Eric Stahl, a media law attorney at the Seattle-based Davis Wright Tremaine law firm, said holding individual serial meetings with the county manager violates state open meetings laws. Stahl provides legal representation and advice to The Columbian.

“There’s nothing wrong with councilors having one-on-ones with the manager,” he said. “But it becomes an issue when the manager treats those meetings as a way to count noses, or to undermine the requirement that the council can only take collective actions in a public meeting.”

Madore did not respond to Columbian requests for comment but posted on his Facebook on Wednesday that “collusion rescinded citizen’s right to vote to limit property tax hikes.”

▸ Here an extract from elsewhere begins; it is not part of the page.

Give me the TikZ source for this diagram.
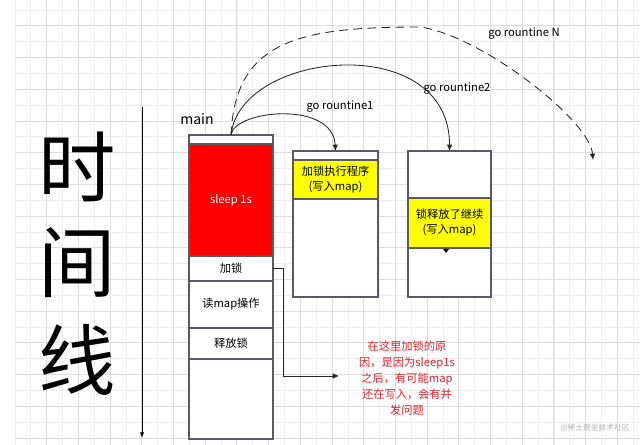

“The board action of rescinding a resolution is county business to be conducted in a public meeting,” Madore said. “Rescinding it behind the scenes with a quorum of council members in private is called collusion and is illegal.”

Boldt on Friday admitted that the council did not handle canceling the public hearing properly, saying the council will need to revisit the issue at a later meeting.

“To that degree, David (Madore) was probably right,” he said.

Any action taken at a meeting that violates the Open Public Meetings Act is null and void, according to the statute. A member of a governing body who knowingly attends a meeting violating the Open Public Meetings Act could face a $100 fine per violation.